> GOAL: Pictures do not belong in the copy; restate the records below word for word.
----
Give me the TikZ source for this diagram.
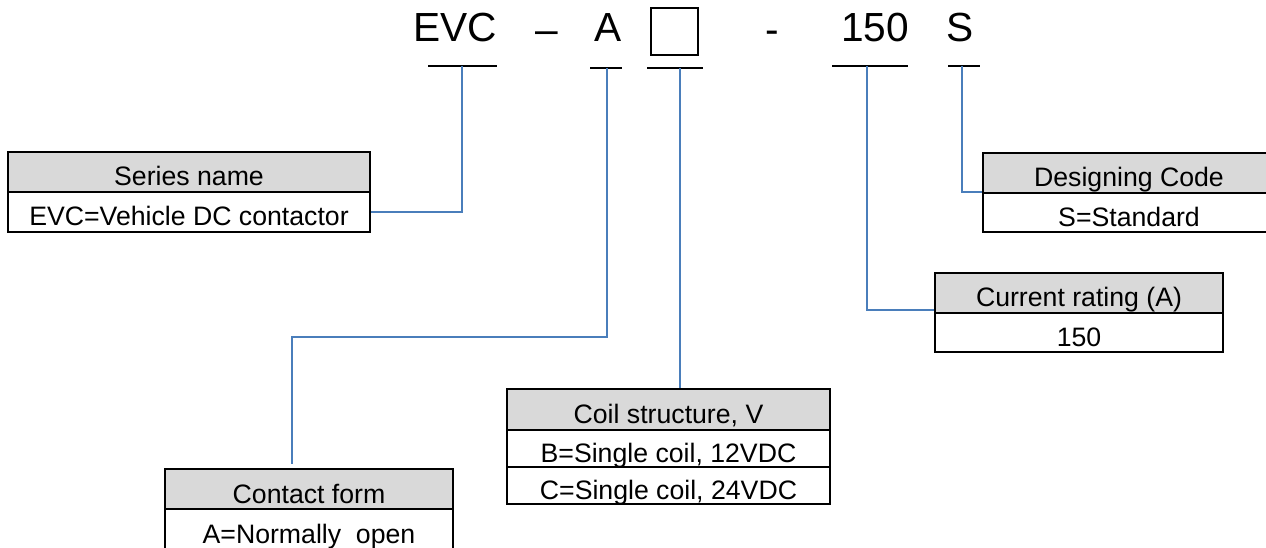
\documentclass[tikz,border=0pt]{standalone}
\usepackage{fontspec}
\setmainfont{Liberation Sans}
\definecolor{lnblue}{RGB}{74,126,187}
\definecolor{hdgray}{RGB}{217,217,217}
\begin{document}
\begin{tikzpicture}[x=0.75pt,y=-0.75pt,
  cell/.style={draw=black,line width=1.5pt,inner sep=0pt,fill=white,
    text height=21pt,text depth=0pt,
    font=\fontsize{20}{22}\selectfont},
  hdr/.style={cell,fill=hdgray},
  code/.style={inner sep=0pt,font=\fontsize{30.5}{36}\selectfont},
  uline/.style={draw=black,line width=1.1pt},
  conn/.style={draw=lnblue,line width=1.4pt}]
\useasboundingbox (0,0) rectangle (1266,548);

% top code row
\node[code,anchor=base] (evc) at (455,42) {EVC};
\node[code,anchor=base] (dash1) at (547,44) {–};
\node[code,anchor=base] (a) at (608,42) {A};
\node[draw=black,line width=1.2pt,minimum size=35.25pt,inner sep=0pt] (sq) at (674.5,31.5) {};
\node[code,anchor=base] (dash2) at (772.5,44) {-};
\node[code,anchor=base] (num) at (875,42) {150};
\node[code,anchor=base] (s) at (960,42) {S};

% underlines
\draw[uline] (428,66) -- (497,66);
\draw[uline] (590,68) -- (622,68);
\draw[uline,line width=1.9pt] (647,68) -- (703,68);
\draw[uline] (832,66) -- (908,66);
\draw[uline] (948,66) -- (980,66);

\coordinate (u1) at (462,66);
\coordinate (u2) at (607,68);
\coordinate (u3) at (680,68);
\coordinate (u4) at (867,66);
\coordinate (u5) at (962,66);
\coordinate (k2) at (292,337);

% Series name
\node[hdr,minimum width=271.5pt,minimum height=30pt] (snh) at (189,172) {Series name};
\node[cell,minimum width=271.5pt,minimum height=30pt] (snb) at (189,212) {EVC=Vehicle DC contactor};

% Designing code
\node[hdr,minimum width=219pt,minimum height=30pt] (dch) at (1129,173) {Designing Code};
\node[cell,minimum width=219pt,minimum height=29.25pt] (dcb) at (1129,212.5) {S=Standard};

% Current rating
\node[hdr,minimum width=216pt,minimum height=30pt] (crh) at (1079,293) {Current rating (A)};
\node[cell,minimum width=216pt,minimum height=29.25pt] (crb) at (1079,332.5) {150};

% Coil structure
\node[hdr,minimum width=242.25pt,minimum height=30.75pt] (coh) at (668.5,409.5) {Coil structure, V};
\node[cell,minimum width=242.25pt,minimum height=27.75pt] (cob1) at (668.5,448.5) {B=Single coil, 12VDC};
\node[cell,minimum width=242.25pt,minimum height=27.75pt] (cob2) at (668.5,485.5) {C=Single coil, 24VDC};

% Contact form
\node[hdr,minimum width=216pt,minimum height=30pt] (cfh) at (309,489) {Contact form};
\node[cell,minimum width=216pt,minimum height=30pt] (cfb) at (309,529) {A=Normally\ \ open};

% connectors
\draw[conn] (u1) |- (snb.east);
\draw[conn] (u2) |- (k2) -- ([yshift=3pt]k2 |- cfh.north);
\draw[conn] (u3) -- (u3 |- coh.north);
\draw[conn] (u4) |- ([yshift=3pt]crh.south west);
\draw[conn] (u5) |- ([yshift=1.5pt]dch.south west);
\end{tikzpicture}
\end{document}
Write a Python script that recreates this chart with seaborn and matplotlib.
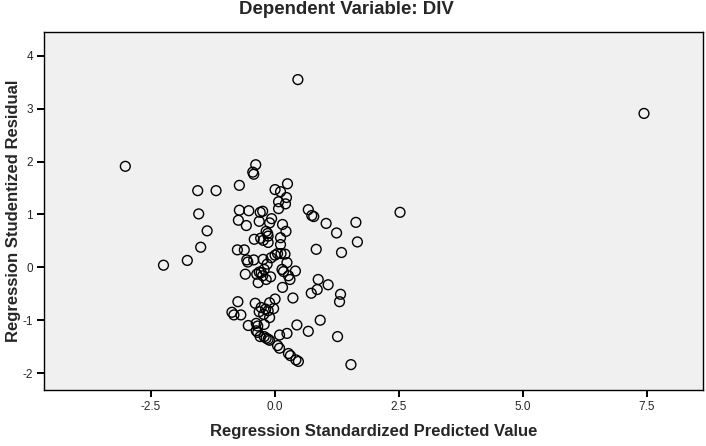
----
> FULL RESPONSE:
Give me the TikZ source for this diagram.
\documentclass[tikz,border=0pt]{standalone}
\usepackage{fontspec}
\setmainfont{Liberation Sans}
\definecolor{lnblue}{RGB}{74,126,187}
\definecolor{hdgray}{RGB}{217,217,217}
\begin{document}
\begin{tikzpicture}[x=0.75pt,y=-0.75pt,
  cell/.style={draw=black,line width=1.5pt,inner sep=0pt,fill=white,
    text height=21pt,text depth=0pt,
    font=\fontsize{20}{22}\selectfont},
  hdr/.style={cell,fill=hdgray},
  code/.style={inner sep=0pt,font=\fontsize{30.5}{36}\selectfont},
  uline/.style={draw=black,line width=1.1pt},
  conn/.style={draw=lnblue,line width=1.4pt}]
\useasboundingbox (0,0) rectangle (1266,548);

% top code row
\node[code,anchor=base] (evc) at (455,42) {EVC};
\node[code,anchor=base] (dash1) at (547,44) {–};
\node[code,anchor=base] (a) at (608,42) {A};
\node[draw=black,line width=1.2pt,minimum size=35.25pt,inner sep=0pt] (sq) at (674.5,31.5) {};
\node[code,anchor=base] (dash2) at (772.5,44) {-};
\node[code,anchor=base] (num) at (875,42) {150};
\node[code,anchor=base] (s) at (960,42) {S};

% underlines
\draw[uline] (428,66) -- (497,66);
\draw[uline] (590,68) -- (622,68);
\draw[uline,line width=1.9pt] (647,68) -- (703,68);
\draw[uline] (832,66) -- (908,66);
\draw[uline] (948,66) -- (980,66);

\coordinate (u1) at (462,66);
\coordinate (u2) at (607,68);
\coordinate (u3) at (680,68);
\coordinate (u4) at (867,66);
\coordinate (u5) at (962,66);
\coordinate (k2) at (292,337);

% Series name
\node[hdr,minimum width=271.5pt,minimum height=30pt] (snh) at (189,172) {Series name};
\node[cell,minimum width=271.5pt,minimum height=30pt] (snb) at (189,212) {EVC=Vehicle DC contactor};

% Designing code
\node[hdr,minimum width=219pt,minimum height=30pt] (dch) at (1129,173) {Designing Code};
\node[cell,minimum width=219pt,minimum height=29.25pt] (dcb) at (1129,212.5) {S=Standard};

% Current rating
\node[hdr,minimum width=216pt,minimum height=30pt] (crh) at (1079,293) {Current rating (A)};
\node[cell,minimum width=216pt,minimum height=29.25pt] (crb) at (1079,332.5) {150};

% Coil structure
\node[hdr,minimum width=242.25pt,minimum height=30.75pt] (coh) at (668.5,409.5) {Coil structure, V};
\node[cell,minimum width=242.25pt,minimum height=27.75pt] (cob1) at (668.5,448.5) {B=Single coil, 12VDC};
\node[cell,minimum width=242.25pt,minimum height=27.75pt] (cob2) at (668.5,485.5) {C=Single coil, 24VDC};

% Contact form
\node[hdr,minimum width=216pt,minimum height=30pt] (cfh) at (309,489) {Contact form};
\node[cell,minimum width=216pt,minimum height=30pt] (cfb) at (309,529) {A=Normally\ \ open};

% connectors
\draw[conn] (u1) |- (snb.east);
\draw[conn] (u2) |- (k2) -- ([yshift=3pt]k2 |- cfh.north);
\draw[conn] (u3) -- (u3 |- coh.north);
\draw[conn] (u4) |- ([yshift=3pt]crh.south west);
\draw[conn] (u5) |- ([yshift=1.5pt]dch.south west);
\end{tikzpicture}
\end{document}
Write a Python script that recreates this chart with seaborn and matplotlib.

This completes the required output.